Oregon Company, a paper products manufacturer, wishes to enter the Canadian market. The company purchased 30 percent of the outstanding stock of Canadian Paper Inc. on January 1 for $6,000,000. The CEO of Oregon will sit on the board of directors of Canadian, and other evidence of significant influence exists. At the date of purchase, the book value of Canadian’s net assets was $20,000,000.
- Canadian reported net income of $760,000 for the year. Record the journal entry for Oregon.
- Canadian paid a cash dividend of $80,000. Record the journal entry for Oregon.
- What amount would Oregon report on its balance sheet as investment in Canadian?
On March 1, 20X8, Current Properties paid $1,000,000 for 25 percent of the shares of Sealy Enterprises. Current exerts significant influence over Sealy.
- Sealy reported earnings of $400,000 during 20X8. Record this journal entry for Current.
- Sealy paid dividends of $50,000 during October 20X8. Record this journal entry for Current.
- What amount would Current report on its balance sheet as investment in Sealy?
- Sealy reported earnings of $440,000 during 20X9. Record this journal entry for Current.
- Sealy paid dividends of $60,000 during October 20X9. Record this journal entry for Current.
- On December 30, Current sells its entire investment in Sealy for $1,200,000. Record the journal entry.
Teckla Corporation purchases all the outstanding stock of Feather Company on 1/1/X3 for $5,000,000. Teckla’s balance sheet on that date before the purchase looked like this:
On 1/1/X3, Feather has the following assets and liabilities:
- Determine any goodwill that Teckla will show on its consolidated balance sheet.
- Prepare a consolidated balance sheet for Teckla after it purchases Feather on 1/1/X3.
In several past chapters, we have met Heather Miller, who started her own business, Sew Cool. The financial statements for December are shown below. To calculate average total assets, assume that total assets on 6/1/20X8, when Sew Cool started business, were zero.
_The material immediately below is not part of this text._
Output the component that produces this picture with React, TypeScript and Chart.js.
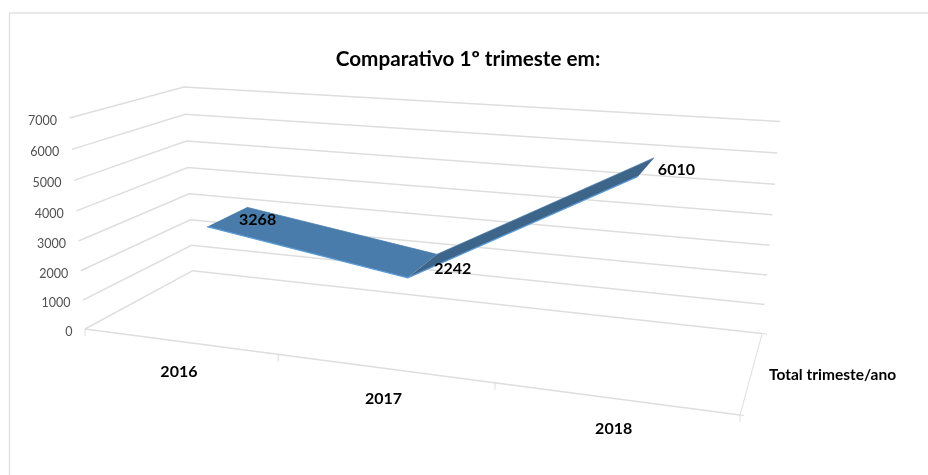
import React, { useEffect, useRef } from "react";
import { Chart, registerables } from "chart.js";

Chart.register(...registerables);

const categories = ["2016", "2017", "2018"];
const totals = [3268, 2242, 6010];
const seriesName = "Total trimeste/ano";
const titleText = "Comparativo 1º trimeste em:";
const FONT = "Lato, Carlito, Calibri, sans-serif";

// Picture of the unit cube: corner images and perspective weights.
const O = [85, 329];
const PU = [740, 415];
const PV = [69.5, 118];
const PW = [192.7, 270.7];
const LU = 0.837;
const LV = 0.953;
const LW = 1.1566;
const RIBBON_FRONT = 0.3;
const RIBBON_BACK = 0.7;

function project(u: number, v: number, w: number): [number, number] {
  const d = 1 + u * (LU - 1) + v * (LV - 1) + w * (LW - 1);
  const c = (i: number) =>
    (O[i] + u * (LU * PU[i] - O[i]) + v * (LV * PV[i] - O[i]) + w * (LW * PW[i] - O[i])) / d;
  return [c(0), c(1)];
}

const normX = (chart: any, px: number) => {
  const a = chart.chartArea;
  return (px - a.left) / (a.right - a.left);
};
const normY = (chart: any, py: number) => {
  const a = chart.chartArea;
  return (a.bottom - py) / (a.bottom - a.top);
};

const GRID = "#dedede";
const SEG_COLORS = ["#4a7cab", "#3d6489"];

function seg(ctx: CanvasRenderingContext2D, pts: [number, number][], color = GRID, width = 1.5) {
  ctx.beginPath();
  pts.forEach((p, i) => (i ? ctx.lineTo(p[0], p[1]) : ctx.moveTo(p[0], p[1])));
  ctx.strokeStyle = color;
  ctx.lineWidth = width;
  ctx.stroke();
}

const perspectivePlugin = {
  id: "perspective",
  afterDatasetsUpdate(chart: any) {
    chart.data.datasets.forEach((ds: any, di: number) => {
      chart.getDatasetMeta(di).data.forEach((pt: any) => {
        const [x, y] = project(normX(chart, pt.x), normY(chart, pt.y), ds.depth);
        pt.x = x;
        pt.y = y;
      });
    });
  },
  beforeDraw(chart: any) {
    const ctx = chart.ctx;
    ctx.save();
    ctx.strokeStyle = "#e2e2e2";
    ctx.lineWidth = 1.5;
    ctx.beginPath();
    ctx.moveTo(9.5, 475);
    ctx.lineTo(9.5, 13);
    ctx.lineTo(928, 13);
    ctx.stroke();
    ctx.restore();
  },
  beforeDatasetsDraw(chart: any) {
    const ctx = chart.ctx;
    const yScale = chart.scales.y;
    const xScale = chart.scales.x;
    ctx.save();
    // walls
    yScale.ticks.forEach((t: any) => {
      const v = normY(chart, yScale.getPixelForValue(t.value));
      seg(ctx, [project(0, v, 0), project(0, v, 1), project(1, v, 1)]);
      const front = project(0, v, 0);
      ctx.font = `12.5px ${FONT}`;
      ctx.fillStyle = "#505050";
      ctx.textAlign = "right";
      ctx.textBaseline = "middle";
      ctx.fillText(String(t.value), front[0] - 12.5, front[1] + 3);
    });
    // floor
    seg(ctx, [project(0, 0, 0), project(1, 0, 0)]);
    seg(ctx, [project(1, 0, 0), project(1, 0, 1)], GRID, 1);
    const n = xScale.getLabels().length;
    for (let i = 0; i <= n; i++) {
      const p = project(i / n, 0, 0);
      seg(ctx, [p, [p[0], p[1] + 7]], GRID, 1);
    }
    const b = project(1, 0, 1);
    seg(ctx, [b, [b[0] + 5, b[1] + 0.6]], GRID, 1);
    const f = project(1, 0, 0);
    seg(ctx, [f, [f[0] + 4, f[1] + 0.5]], GRID, 1);
    // ribbon surface
    const front = chart.getDatasetMeta(0).data;
    const back = chart.getDatasetMeta(1).data;
    for (let i = 0; i < front.length - 1; i++) {
      ctx.beginPath();
      ctx.moveTo(front[i].x, front[i].y);
      ctx.lineTo(front[i + 1].x, front[i + 1].y);
      ctx.lineTo(back[i + 1].x, back[i + 1].y);
      ctx.lineTo(back[i].x, back[i].y);
      ctx.closePath();
      ctx.fillStyle = SEG_COLORS[i];
      ctx.fill();
    }
    ctx.restore();
  },
  afterDatasetsDraw(chart: any) {
    const ctx = chart.ctx;
    const xScale = chart.scales.x;
    const yScale = chart.scales.y;
    ctx.save();
    ctx.fillStyle = "#000";
    ctx.textBaseline = "middle";
    ctx.textAlign = "center";
    ctx.font = `bold 16px ${FONT}`;
    xScale.getLabels().forEach((label: string, i: number) => {
      const u = normX(chart, xScale.getPixelForValue(i));
      const p = project(u, 0, 0);
      ctx.fillText(label, p[0], p[1] + 30.5);
      const val = chart.data.datasets[0].data[i];
      const q = project(u, normY(chart, yScale.getPixelForValue(val)), 0.5);
      ctx.fillText(String(val), q[0] + 30, q[1] + 3);
    });
    ctx.textAlign = "left";
    ctx.font = `bold 15.5px ${FONT}`;
    const s = project(1, 0, 0.5);
    ctx.fillText(seriesName, s[0] + 17, s[1] + 4);
    ctx.restore();
  },
};

export default function App() {
  const ref = useRef<HTMLCanvasElement>(null);
  useEffect(() => {
    const chart = new Chart(ref.current as HTMLCanvasElement, {
      type: "line",
      plugins: [perspectivePlugin],
      data: {
        labels: categories,
        datasets: [
          {
            label: seriesName,
            data: totals,
            depth: RIBBON_FRONT,
            borderColor: "#5b9bd5",
            borderWidth: 1.2,
            pointRadius: 0,
            tension: 0,
            clip: false,
          },
          {
            label: seriesName + " (fundo)",
            data: totals,
            depth: RIBBON_BACK,
            borderColor: "#4f81b0",
            borderWidth: 0.8,
            pointRadius: 0,
            tension: 0,
            clip: false,
          },
        ] as any,
      },
      options: {
        responsive: false,
        animation: false,
        devicePixelRatio: 1,
        layout: { padding: { left: 10, right: 2, top: 0, bottom: 0 } },
        plugins: {
          legend: { display: false },
          tooltip: { enabled: false },
          title: {
            display: true,
            text: titleText,
            color: "#000",
            font: { family: FONT, size: 20.7, weight: "bold" },
            padding: { top: 47, bottom: 8 },
          },
        },
        scales: {
          x: { type: "category", offset: true, display: false },
          y: { type: "linear", min: 0, max: 7000, ticks: { stepSize: 1000 }, display: false },
        },
      },
    } as any);
    return () => chart.destroy();
  }, []);
  return (
    <canvas
      ref={ref}
      width={928}
      height={475}
      style={{ position: "fixed", left: 0, top: 0, display: "block" }}
    />
  );
}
Based on the financial statements determine the following:
- Total asset turnover
- Return on assets
This problem will carry through several chapters, building in difficulty. It allows students to continuously practice skills and knowledge learned in previous chapters.
In Chapter 11 “In a Set of Financial Statements, What Information Is Conveyed about Intangible Assets?”, you prepared Webworks statements for November. They are included here as a starting point for December.
The following events occur during December:
a. Webworks starts and completes nine more Web sites and bills clients for $5,000.
b. Webworks purchases supplies worth $130 on account.
c. At the beginning of December, Webworks had nine keyboards costing $111 each and ten flash drives costing $13 each. Webworks uses periodic FIFO to cost its inventory.
d. On account, Webworks purchases seventy keyboards for $113 each and one hundred flash drives for $15 each.
e. Webworks decides to invest a small amount of its excess cash in the stock market in the hopes of making a quick gain. Webworks purchases sixty shares of stock in XYZ Corporation for $5 per share in cash.
f. Webworks pays Nancy $750 for her work during the first three weeks of December.
g. Webworks sells sixty-five keyboards for $9,750 and ninety flash drives for $1,800 cash.
h. The Web site for the realtor started in November is completed.
i. Webworks collects $4,500 in accounts receivable.
j. Webworks pays off its salaries payable from November.
k. Webworks pays off $10,500 of its accounts payable.
l. XYZ Corporation pays Webworks a dividend of $40.
m. Webworks pays Leon a salary of $2,000.
n. Webworks pays taxes of $1,272 in cash.
A. Prepare journal entries for the above events.
B. Post the journal entries to T-accounts.
C. Prepare an unadjusted trial balance for Webworks for December.
D. Prepare adjusting entries for the following and post them to your T-accounts.
o. Webworks owes Nancy $200 for her work during the last week of December.
p. Leon’s parents let him know that Webworks owes $300 toward the electricity bill. Webworks will pay them in January.
q. Webworks determines that it has $60 worth of supplies remaining at the end of December.
r. Prepaid rent should be adjusted for December’s portion.
s. Webworks is continuing to accrue bad debts at 10 percent of accounts receivable.
t. Webworks continues to depreciate its equipment over four years and its furniture over five years, using the straight-line method.
u. The license agreement should continue to be amortized over its one-year life.
v. On December 31, XYZ stock is selling for $6 per share. Record any unrealized gain or loss.
w. Record cost of goods sold.
x. Near the end of December, a new flash drive appears on the market that makes the ones Webworks has been selling virtually obsolete. Leon believes that it might be able to sell the rest of its inventory (twenty flash drives) for $5 each.
E. Prepare an adjusted trial balance.
F. Prepare financial statements for December.